Mumbai: While most designers make sure that their collection is in place before models go on the ramp, sporting their designs, fashion designer Rehane Saturday adopted a different approach and presented a line at the ongoing Lakme Fashion Week (LFW) Winter/Festive 2011 which was incomplete.
The collection, which was called Meera, was inspired by the purity of a woman and the garments were made in raw mulmul and kora fabrics. But the shocking part was that none of the garments in the show were finished but in their "trial" form with chalk markings and notes on alterations for the tailors scribbled on them.

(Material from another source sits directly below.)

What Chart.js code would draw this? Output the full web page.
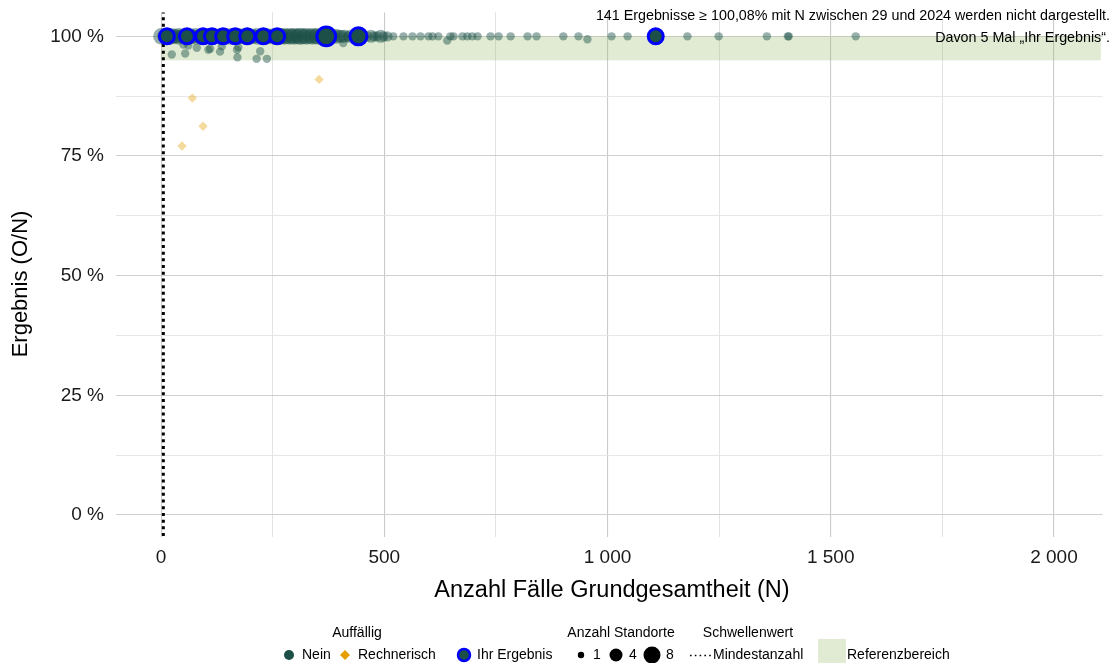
<!DOCTYPE html>
<html>
<head>
<meta charset="utf-8">
<script src="https://cdn.jsdelivr.net/npm/chart.js@4.4.1/dist/chart.umd.min.js"></script>
<style>
  html, body { margin: 0; padding: 0; background: #fff; }
  canvas { display: block; }
</style>
</head>
<body>
<canvas id="c" width="1115" height="663"></canvas>
<script>
// Standorte, nicht auffällig: Fallzahl N, Ergebnis (%) und Anzahl Standorte
const neinN = [
  1, 6, 10, 17, 22, 26, 31, 35, 40, 45, 49, 53, 59, 64, 67, 72, 77, 83, 88, 92,
  98, 101, 105, 111, 116, 121, 124, 129, 134, 140, 144, 149, 155, 159, 163, 168, 174, 179, 183, 188,
  195, 199, 205, 209, 215, 219, 224, 231, 236, 241, 246, 252, 256, 262, 267, 271, 276, 282, 288, 293,
  298, 304, 309, 315, 321, 326, 333, 339, 345, 350, 356, 362, 367, 374, 380, 386, 391, 399, 405, 411,
  418, 423, 430, 437, 441, 448, 455, 462, 470, 477, 484, 492, 499, 507, 520, 543, 563, 581, 599, 608,
  621, 648, 655, 675, 686, 697, 709, 738, 756, 783, 821, 841, 901, 935, 1009, 1045, 1179, 1249, 1357, 1404,
  1406, 1556,
  24, 50, 54, 61, 80, 106, 110, 132, 136, 170, 171, 173, 214, 222, 237, 408, 641, 955
];
const neinRate = [
  100, 100, 100, 100, 100, 100, 100, 100, 100, 100, 100, 100, 100, 100, 100, 100, 100, 100, 100, 100,
  100, 100, 100, 100, 100, 100, 100, 100, 100, 100, 100, 100, 100, 100, 100, 100, 100, 100, 100, 100,
  100, 100, 100, 100, 100, 100, 100, 100, 100, 100, 100, 100, 100, 100, 100, 100, 100, 100, 100, 100,
  100, 100, 100, 100, 100, 100, 100, 100, 100, 100, 100, 100, 100, 100, 100, 100, 100, 100, 100, 100,
  100, 100, 100, 100, 100, 100, 100, 100, 100, 100, 100, 100, 100, 100, 100, 100, 100, 100, 100, 100,
  100, 100, 100, 100, 100, 100, 100, 100, 100, 100, 100, 100, 100, 100, 100, 100, 100, 100, 100, 100,
  100, 100,
  96.2, 98.3, 96.4, 98.1, 97.6, 97.2, 97.4, 96.8, 97.9, 97.2, 95.6, 97.7, 95.3, 96.9, 95.3, 98.6, 99.1, 99.4
];
const neinSites = [
  8, 4, 6, 4, 8, 4, 6, 4, 8, 4, 6, 4, 8, 4, 6, 4, 8, 4, 6, 4,
  8, 4, 6, 4, 8, 4, 6, 4, 8, 4, 6, 4, 8, 4, 6, 4, 8, 4, 6, 4,
  8, 4, 6, 4, 8, 4, 6, 4, 8, 4, 6, 4, 8, 4, 8, 6, 8, 6, 8, 6,
  8, 6, 8, 8, 6, 8, 6, 8, 6, 8, 6, 8, 6, 8, 4, 4, 6, 4, 4, 4,
  2, 4, 2, 2, 4, 2, 2, 2, 4, 2, 2, 4, 2, 2, 1, 1, 1, 1, 1, 1,
  1, 1, 1, 1, 1, 1, 1, 1, 1, 1, 1, 1, 1, 1, 1, 1, 1, 1, 1, 1,
  1, 1,
  1, 1, 1, 1, 1, 1, 1, 1, 1, 1, 1, 1, 1, 1, 1, 1, 1, 1
];

// Rechnerisch auffällige Standorte
const rechN = [47, 70, 94, 354];
const rechRate = [77.1, 87.1, 81.2, 91.0];
const rechSites = [1, 1, 1, 1];

// Eigene Standorte ("Ihr Ergebnis")
const ihrN = [13, 58, 94, 114, 139, 166, 193, 229, 260, 370, 442, 1108];
const ihrRate = [100, 100, 100, 100, 100, 100, 100, 100, 100, 100, 100, 100];
const ihrSites = [4, 4, 4, 4, 4, 4, 4, 4, 4, 8, 6, 4];

// Schwellenwert und Referenzbereich
const mindestanzahl = 5;
const refBereich = { nMin: 0, nMax: 2105, rateMin: 95, rateMax: 100 };

// Achsen
const xTicks = [0, 250, 500, 750, 1000, 1250, 1500, 1750, 2000];
const yTicks = [0, 12.5, 25, 37.5, 50, 62.5, 75, 87.5, 100];

const annotationLines = [
  '141 Ergebnisse \u2265 100,08% mit N zwischen 29 und 2024 werden nicht dargestellt.',
  'Davon 5 Mal \u201EIhr Ergebnis\u201C.'
];

const TEAL = '#1b4f48';
const TEAL_A = 'rgba(27,79,72,0.45)';
const ORANGE = '#E69F00';
const ORANGE_A = 'rgba(230,159,0,0.38)';
const BLUE = '#0000ff';
const BAND = 'rgba(155,188,108,0.3)';
const FONT = '"Liberation Sans", Arial, Helvetica, sans-serif';

const radiusFor = s => 2.3 * Math.sqrt(s) + 1.9;
const toPoints = (xs, ys) => xs.map((x, i) => ({ x: x, y: ys[i] }));
const fmtThousands = v => {
  const s = String(Math.round(v));
  return s.length > 3 ? s.slice(0, -3) + ' ' + s.slice(-3) : s;
};

const backgroundBand = {
  id: 'backgroundBand',
  beforeDatasetsDraw(chart) {
    const { ctx, chartArea, scales: { x, y } } = chart;
    const l = Math.max(x.getPixelForValue(refBereich.nMin), chartArea.left);
    const r = Math.min(x.getPixelForValue(refBereich.nMax), chartArea.right);
    const t = y.getPixelForValue(refBereich.rateMax);
    const b = y.getPixelForValue(refBereich.rateMin);
    ctx.save();
    ctx.fillStyle = BAND;
    ctx.fillRect(l, t, r - l, b - t);
    ctx.restore();
  }
};

const overlayText = {
  id: 'overlayText',
  afterDraw(chart) {
    const { ctx } = chart;
    ctx.save();
    // Hinweistext oben rechts
    ctx.fillStyle = '#000';
    ctx.font = '14.3px ' + FONT;
    ctx.textAlign = 'right';
    ctx.textBaseline = 'middle';
    ctx.fillText(annotationLines[0], 1110, 16);
    ctx.fillText(annotationLines[1], 1110, 38);

    // Achsentitel
    ctx.fillStyle = '#000';
    ctx.font = '23.5px ' + FONT;
    ctx.textAlign = 'center';
    ctx.fillText('Anzahl Fälle Grundgesamtheit (N)', 612, 591);
    ctx.font = '22px ' + FONT;
    ctx.save();
    ctx.translate(21, 284);
    ctx.rotate(-Math.PI / 2);
    ctx.fillText('Ergebnis (O/N)', 0, 0);
    ctx.restore();

    // Legende
    const y1 = 633, y2 = 655;
    ctx.font = '14px ' + FONT;
    ctx.fillStyle = '#000';
    ctx.textAlign = 'center';
    ctx.fillText('Auffällig', 357, y1);
    ctx.fillText('Anzahl Standorte', 621, y1);
    ctx.fillText('Schwellenwert', 748, y1);
    ctx.textAlign = 'left';

    // Nein
    ctx.beginPath();
    ctx.arc(289, y2, 5, 0, Math.PI * 2);
    ctx.fillStyle = TEAL;
    ctx.fill();
    ctx.fillStyle = '#000';
    ctx.fillText('Nein', 302, y2);

    // Rechnerisch
    ctx.beginPath();
    ctx.moveTo(345, y2 - 5); ctx.lineTo(350, y2); ctx.lineTo(345, y2 + 5); ctx.lineTo(340, y2);
    ctx.closePath();
    ctx.fillStyle = ORANGE;
    ctx.fill();
    ctx.fillStyle = '#000';
    ctx.fillText('Rechnerisch', 358, y2);

    // Ihr Ergebnis
    ctx.beginPath();
    ctx.arc(464, y2, 6, 0, Math.PI * 2);
    ctx.fillStyle = TEAL;
    ctx.fill();
    ctx.lineWidth = 2.5;
    ctx.strokeStyle = BLUE;
    ctx.stroke();
    ctx.fillStyle = '#000';
    ctx.fillText('Ihr Ergebnis', 477, y2);

    // Anzahl Standorte
    const sizeKeys = [[1, 581, 593], [4, 616, 629], [8, 652, 666]];
    sizeKeys.forEach(([s, cx, tx]) => {
      ctx.beginPath();
      ctx.arc(cx, y2, s === 1 ? 3.2 : (s === 4 ? 6.5 : 8.5), 0, Math.PI * 2);
      ctx.fillStyle = '#000';
      ctx.fill();
      ctx.fillText(String(s), tx, y2);
    });

    // Mindestanzahl
    ctx.save();
    ctx.strokeStyle = '#000';
    ctx.lineWidth = 1.6;
    ctx.setLineDash([1.6, 3.2]);
    ctx.beginPath();
    ctx.moveTo(690, y2 + 0.5);
    ctx.lineTo(711, y2 + 0.5);
    ctx.stroke();
    ctx.restore();
    ctx.fillText('Mindestanzahl', 713, y2);

    // Referenzbereich
    ctx.fillStyle = BAND;
    ctx.fillRect(818, 639, 28, 24);
    ctx.fillStyle = '#000';
    ctx.fillText('Referenzbereich', 847, y2);
    ctx.restore();
  }
};

const ctx = document.getElementById('c').getContext('2d');
new Chart(ctx, {
  type: 'scatter',
  data: {
    datasets: [
      {
        label: 'Ihr Ergebnis',
        data: toPoints(ihrN, ihrRate),
        backgroundColor: TEAL,
        borderColor: BLUE,
        borderWidth: 3,
        pointRadius: ihrSites.map(s => radiusFor(s) + 1),
        pointStyle: 'circle'
      },
      {
        label: 'Rechnerisch',
        data: toPoints(rechN, rechRate),
        backgroundColor: ORANGE_A,
        borderWidth: 0,
        pointRadius: rechSites.map(s => radiusFor(s) + 0.5),
        pointStyle: 'rectRot'
      },
      {
        label: 'Nein',
        data: toPoints(neinN, neinRate),
        backgroundColor: TEAL_A,
        borderWidth: 0,
        pointRadius: neinSites.map(radiusFor),
        pointStyle: 'circle'
      },
      {
        label: 'Mindestanzahl',
        type: 'line',
        data: [{ x: mindestanzahl, y: -10 }, { x: mindestanzahl, y: 110 }],
        borderColor: '#000',
        borderWidth: 3,
        borderDash: [3, 3.7],
        pointRadius: 0,
        fill: false
      }
    ]
  },
  options: {
    responsive: false,
    animation: false,
    devicePixelRatio: 1,
    layout: { padding: { left: 0, right: 0, top: 11, bottom: 0 } },
    plugins: { legend: { display: false }, tooltip: { enabled: false } },
    scales: {
      x: {
        type: 'linear',
        min: -101,
        max: 2109,
        afterBuildTicks: s => { s.ticks = xTicks.map(v => ({ value: v })); },
        afterFit: s => { s.height = 126; s.paddingLeft = 0; s.paddingRight = 0; },
        border: { display: false },
        grid: {
          drawTicks: false,
          color: c => (c.tick && c.tick.value % 500 === 0) ? '#cbcbcb' : '#e0e0e0',
          lineWidth: c => (c.tick && c.tick.value % 500 === 0) ? 1.1 : 0.9
        },
        ticks: {
          padding: 9,
          color: '#1a1a1a',
          font: { family: FONT, size: 19 },
          maxRotation: 0,
          autoSkip: false,
          callback: v => (v % 500 === 0 ? fmtThousands(v) : '')
        }
      },
      y: {
        type: 'linear',
        min: -4.6,
        max: 105,
        afterBuildTicks: s => { s.ticks = yTicks.map(v => ({ value: v })); },
        afterFit: s => { s.width = 116; s.paddingTop = 0; s.paddingBottom = 0; },
        border: { display: false },
        grid: {
          drawTicks: false,
          color: c => (c.tick && c.tick.value % 25 === 0) ? '#cfcfcf' : '#e4e4e4',
          lineWidth: c => (c.tick && c.tick.value % 25 === 0) ? 1.1 : 0.9
        },
        ticks: {
          padding: 12,
          color: '#1a1a1a',
          font: { family: FONT, size: 19 },
          autoSkip: false,
          callback: v => (v % 25 === 0 ? v + ' %' : '')
        }
      }
    }
  },
  plugins: [backgroundBand, overlayText]
});
</script>
</body>
</html>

"I wanted to show the garments in a state of incompleteness. I have scribbled on every garment saying `change this spot with pocket`, this one is a reject`. There are a lot of places where I have marked hemlines, where hemlines should be. And practically speaking this collection was not ready when I was ready to show it."
"I have shown an incomplete collection but with no disrespect to anyone, I thought for a change why show something perfect all the time. Do something the way it is in metamorphosis," Rehane told reporters here.

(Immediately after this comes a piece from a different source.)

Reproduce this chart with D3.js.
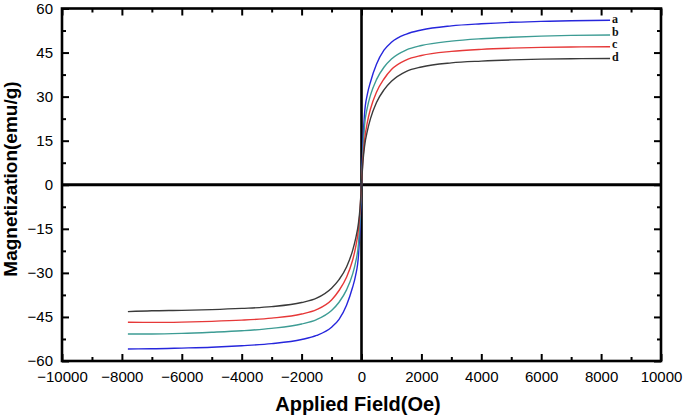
<!DOCTYPE html>
<html>
<head>
<meta charset="utf-8">
<script src="https://cdn.jsdelivr.net/npm/d3@7"></script>
<style>
  html, body { margin: 0; padding: 0; background: #fff; }
  svg { display: block; }
</style>
</head>
<body>
<svg id="chart" width="685" height="417"></svg>
<script>
// ---- Data ----
const field = [-7800,-7000,-6000,-5000,-4000,-3000,-2000,-1500,-1000,-750,-500,-300,-200,-100,-50,0,50,100,200,300,500,750,1000,1500,2000,3000,4000,5000,6000,7000,8300];
const seriesA = [-55.9,-55.85,-55.6,-55.3,-54.8,-54.1,-52.7,-51.3,-48.5,-45.8,-41,-35,-31,-24,-15,0,15,24,31,35,41,45.8,48.5,51.3,52.7,54.1,54.8,55.3,55.6,55.85,56.0];
const seriesB = [-50.8,-50.8,-50.6,-50.2,-49.7,-48.9,-47.4,-45.9,-42.8,-40,-35.8,-30.5,-26.5,-20,-12,0,12,20,26.5,30.5,35.8,40,42.8,45.9,47.4,48.9,49.7,50.2,50.6,50.85,51.0];
const seriesC = [-46.8,-46.85,-46.75,-46.5,-46.1,-45.4,-44,-42.5,-39.2,-36,-31.5,-25.8,-21.5,-15,-9,0,9,15,21.5,25.8,31.5,36,39.2,42.5,44,45.4,46.1,46.5,46.75,46.9,47.0];
const seriesD = [-43.2,-42.9,-42.75,-42.5,-42.1,-41.5,-40.1,-38.6,-35.2,-32.3,-28,-22.5,-18.5,-13,-8,0,8,13,18.5,22.5,28,32.3,35.2,38.6,40.1,41.5,42.1,42.5,42.75,42.9,43.0];
const seriesNames = ["a","b","c","d"];
const seriesColors = ["#2626dc","#3d9c94","#e63838","#3a3a3a"];
const xTicks = [-10000,-8000,-6000,-4000,-2000,0,2000,4000,6000,8000,10000];
const xMinorTicks = [-9000,-7000,-5000,-3000,-1000,1000,3000,5000,7000,9000];
const yTicks = [-60,-45,-30,-15,0,15,30,45,60];
const yMinorTicks = [-52.5,-37.5,-22.5,-7.5,7.5,22.5,37.5,52.5];
const xTitle = "Applied Field(Oe)";
const yTitle = "Magnetization(emu/g)";

// ---- Layout ----
const svg = d3.select("#chart");
const L = 62, R = 661, T = 8.5, B = 361;
const x = d3.scaleLinear().domain([-10000, 10000]).range([L, R]);
const y = d3.scaleLinear().domain([-60, 60]).range([B, T]);
const sansFont = "'Liberation Sans', Arial, sans-serif";

svg.append("rect").attr("width", 685).attr("height", 417).attr("fill", "#fff");

// zero lines
svg.append("line").attr("x1", x(-10000)).attr("x2", x(10000)).attr("y1", y(0)).attr("y2", y(0))
  .attr("stroke", "#000").attr("stroke-width", 2.8);
svg.append("line").attr("x1", x(0)).attr("x2", x(0)).attr("y1", y(60)).attr("y2", y(-60))
  .attr("stroke", "#000").attr("stroke-width", 2.6);

// curves
const all = [seriesA, seriesB, seriesC, seriesD];
const line = d3.line().x(d => x(d[0])).y(d => y(d[1])).curve(d3.curveMonotoneX);
all.forEach((s, i) => {
  const pts = field.map((f, k) => [f, s[k]]);
  svg.append("path").attr("d", line(pts)).attr("fill", "none")
    .attr("stroke", seriesColors[i]).attr("stroke-width", 1.4);
});

// series labels
const labelYs = [23, 35.5, 48, 60.5];
seriesNames.forEach((n, i) => {
  svg.append("text").attr("x", x(field[field.length - 1]) + 2).attr("y", labelYs[i])
    .attr("font-family", "'Liberation Serif', 'Times New Roman', serif")
    .attr("font-weight", "bold").attr("font-size", 12).attr("fill", "#111").text(n);
});

// axes
function styleAxis(g) {
  g.select(".domain").remove();
  g.selectAll(".tick line").attr("stroke", "#000").attr("stroke-width", 2);
  g.selectAll(".tick text").attr("font-family", sansFont).attr("font-size", 15).attr("fill", "#000");
}
svg.append("g").attr("transform", `translate(0,${B})`)
  .call(d3.axisBottom(x).tickValues(xTicks).tickSize(-7).tickPadding(10).tickFormat(d3.format("d")))
  .call(styleAxis);
svg.append("g").attr("transform", `translate(0,${B})`)
  .call(d3.axisBottom(x).tickValues(xMinorTicks).tickSize(-4).tickFormat(""))
  .call(styleAxis);
svg.append("g").attr("transform", `translate(0,${T})`)
  .call(d3.axisTop(x).tickValues(xTicks).tickSize(-7).tickFormat(""))
  .call(styleAxis);
svg.append("g").attr("transform", `translate(0,${T})`)
  .call(d3.axisTop(x).tickValues(xMinorTicks).tickSize(-4).tickFormat(""))
  .call(styleAxis);
svg.append("g").attr("transform", `translate(${L},0)`)
  .call(d3.axisLeft(y).tickValues(yTicks).tickSize(-7).tickPadding(9).tickFormat(d3.format("d")))
  .call(styleAxis);
svg.append("g").attr("transform", `translate(${L},0)`)
  .call(d3.axisLeft(y).tickValues(yMinorTicks).tickSize(-4).tickFormat(""))
  .call(styleAxis);
svg.append("g").attr("transform", `translate(${R},0)`)
  .call(d3.axisRight(y).tickValues(yTicks).tickSize(-7).tickFormat(""))
  .call(styleAxis);
svg.append("g").attr("transform", `translate(${R},0)`)
  .call(d3.axisRight(y).tickValues(yMinorTicks).tickSize(-4).tickFormat(""))
  .call(styleAxis);

// frame
svg.append("rect").attr("x", L).attr("y", T).attr("width", R - L).attr("height", B - T)
  .attr("fill", "none").attr("stroke", "#000").attr("stroke-width", 2.6);

// titles
svg.append("text").attr("x", 358).attr("y", 411).attr("text-anchor", "middle")
  .attr("font-family", sansFont).attr("font-weight", "bold").attr("font-size", 20).text(xTitle);
svg.append("text").attr("transform", "translate(17,179) rotate(-90)").attr("text-anchor", "middle")
  .attr("font-family", sansFont).attr("font-weight", "bold").attr("font-size", 19).text(yTitle);
</script>
</body>
</html>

Rehane opened the show with models drenched from head to toe in talcum powder, as they sombrely walked bare foot in almost slow motion wearing tank top with shorts, asymmetric hemline dresses, front looped frocks, a choli with an uneven hemline, front draped and cowled choli teamed with shorts and a textured dress.

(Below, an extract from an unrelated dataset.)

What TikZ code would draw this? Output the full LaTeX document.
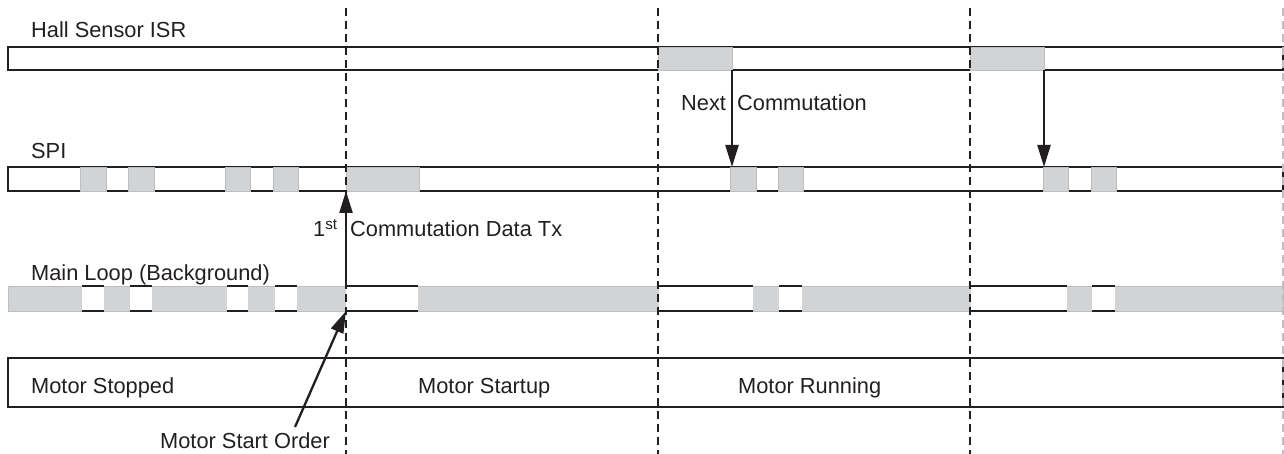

"I work with a lot of colours. Usually my collections have a lot of yellows, reds, purples and crazy stuff like that. But I wanted to detox myself from colour, ornaments and everything that I`m so used to doing season after season," said the designer.
"So, this time I decided to do my collection in mulmul, which is a very Indian fabric. Yet, my whole approach to the collection is very international. The whole vibe, the collection, the philosophy is very international," said the designer.
"I used the powder because I did not want make-up, I didn`t even want the features. I just wanted feelings in my clothes and my collection," she added.